Unexpected Shark Gives Explorer Shock of His Life
Every now and then, buried among hours of deep-sea video as exciting as watching grass grow, the ocean serves up a heart-pounding surprise—like a rare Greenland shark where none had been seen before.
Researchers spotted the shark in the Russian high Arctic, the first glimpsed so far northeast. It measured about 6.5 feet (two meters)—a "baby" for one of the largest shark species on Earth, thought to grow up to 23 feet (seven meters) long. For a species that remains an enigma to scientists even today, any new information—such as this sighting—is invaluable.
The lack of data on these mysterious deep-sea sharks might be exceeded only by the exuberance elicited by a sighting. National Geographic mechanical engineer Alan Turchik couldn't help himself when, after nearly three hours of watching sand on the seafloor interrupted by just one jellyfish, a Greenland shark bumped into his remote camera and lumbered through the video frame.
The discovery came last year as part of a project documenting the marine biodiversity of Franz Josef Land—a collection of 192 islands north of the Barents Sea. Funded and led by the National Geographic Pristine Seas project, researchers published the results of their survey this month in the scientific journal Peer J. (Read more about Franz Josef Land in National Geographic magazine.)
Catching Turchik's joyful, expletive-filled reaction on film was pure luck.
Cameraman Michael Pagenkopf wanted some shots of the team members working on the boat for a film about the expedition. So he trained the lens on Turchik, who was reviewing video footage he downloaded from his remote camera after recovering it from nearly 700 feet (211 meters) down.
Just as Pagenkopf swapped his camera's battery and started filming, the picture on Turchik's screen started bouncing around. It didn't take long to hear how the engineer felt about the shark.
"I didn't even know there were sharks up there," he says.
A Deep-Sea Enigma
These sharks are a conundrum, says Greg Skomal, a senior marine fisheries scientist at Massachusetts Marine Fisheries who wasn't involved in the survey. Scientists aren't sure how long the sharks live—a hundred years is one estimate—how big they get, or even if they're predators or scavengers.

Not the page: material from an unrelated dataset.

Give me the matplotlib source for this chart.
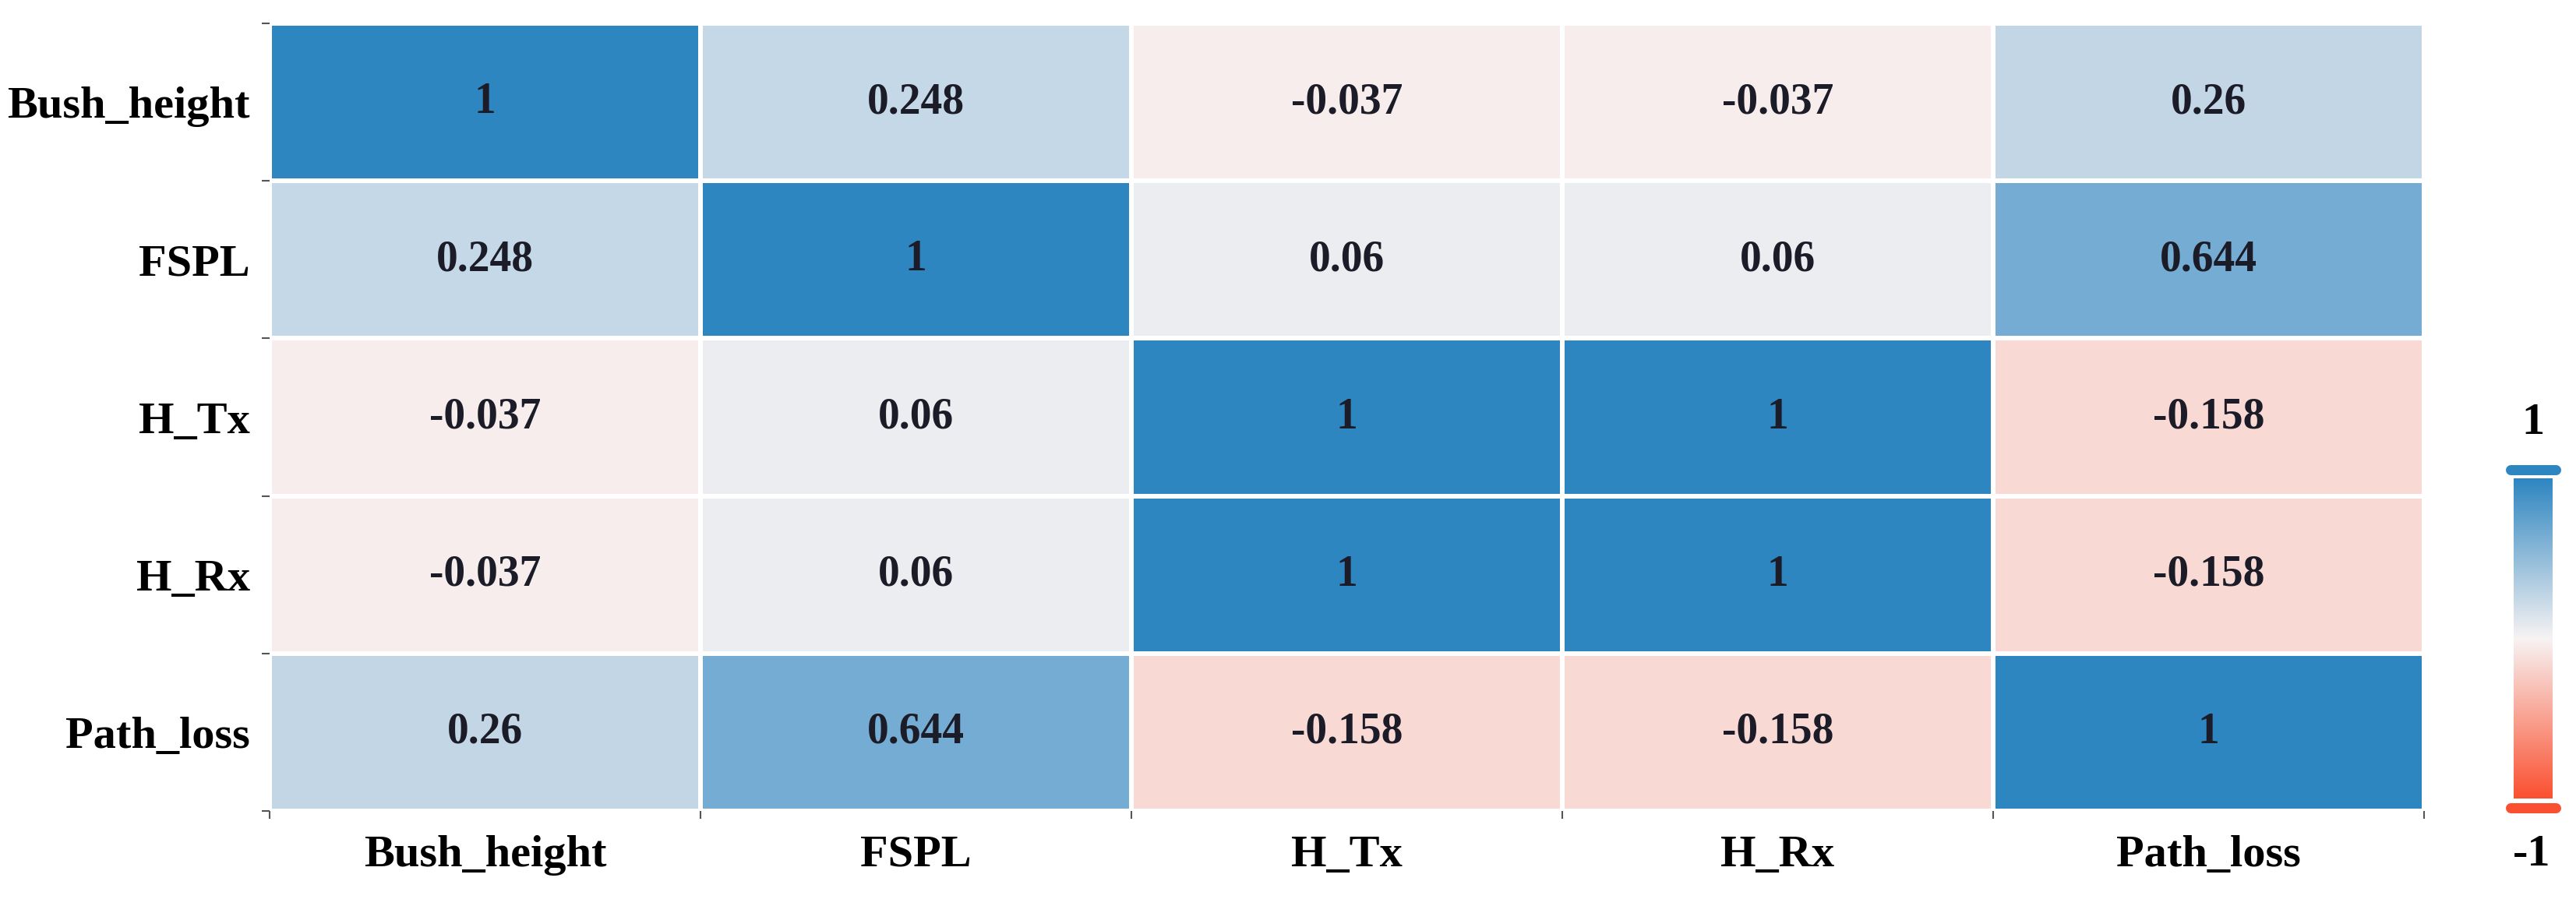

Based on the sharks' stomach contents, "they seem to be chowing down on cod, wolffish, squid, and a variety of marine mammals," says Peter Bushnell, a fisheries biologist at Indiana University South Bend. They may also be taking bites out of beluga whales.
But Greenland sharks are slow-moving, and most are nearly blind thanks to a parasite that buries itself in the animals' eyeballs. "They don't seem to have the capability to swim very fast, and yet they're taking seals," says Bushnell, a former National Geographic grantee. (See "Slow Sharks Sneak Up on Sleeping Seals (and Eat Them)?")
If the sharks were scavengers, scientists would expect to find a tiny kind of crustacean called an amphipod—which feeds on dead animals—in their stomachs, Bushnell explains.
But the fisheries biologist found virtually no amphipods in the Greenland shark stomach contents he's examined. The contradiction of such a slow-moving, mostly blind animal catching live prey such as seals has left fish biologists scratching their heads.
One reason so little is known about one of the largest shark species on Earth—like where they occur—is because there's no commercial fishery for them, Bushnell says. "If [people are] not fishing for them, they're not going to find out where they are."
There was a brief period in the 1930s when people caught Greenland sharks for the oil in their livers, but that market dried up once synthetic oils came along. And there's no market for the meat because it's potentially toxic.
Greenland sharks have a high concentration of a chemical called TMAO, which stabilizes proteins in their blood, Bushnell says. That chemical, however, if ingested in large enough quantities, can cause a host of problems.
Sled dogs fed Greenland shark meat exhibited symptoms including stumbling, vomiting, convulsions, and explosive diarrhea.
The chemical is not unique to Greenland sharks, but why their flesh causes such problems while other shark meat doesn't is a mystery.
In fact, "almost anything you ask me I'll probably have trouble [answering]," says Massachusetts Marine Fisheries' Skomal. Where Greenland sharks give birth, how big they are when they're born, or how large they grow are all unknown. "These are really basic questions about an animal that we know virtually nothing about."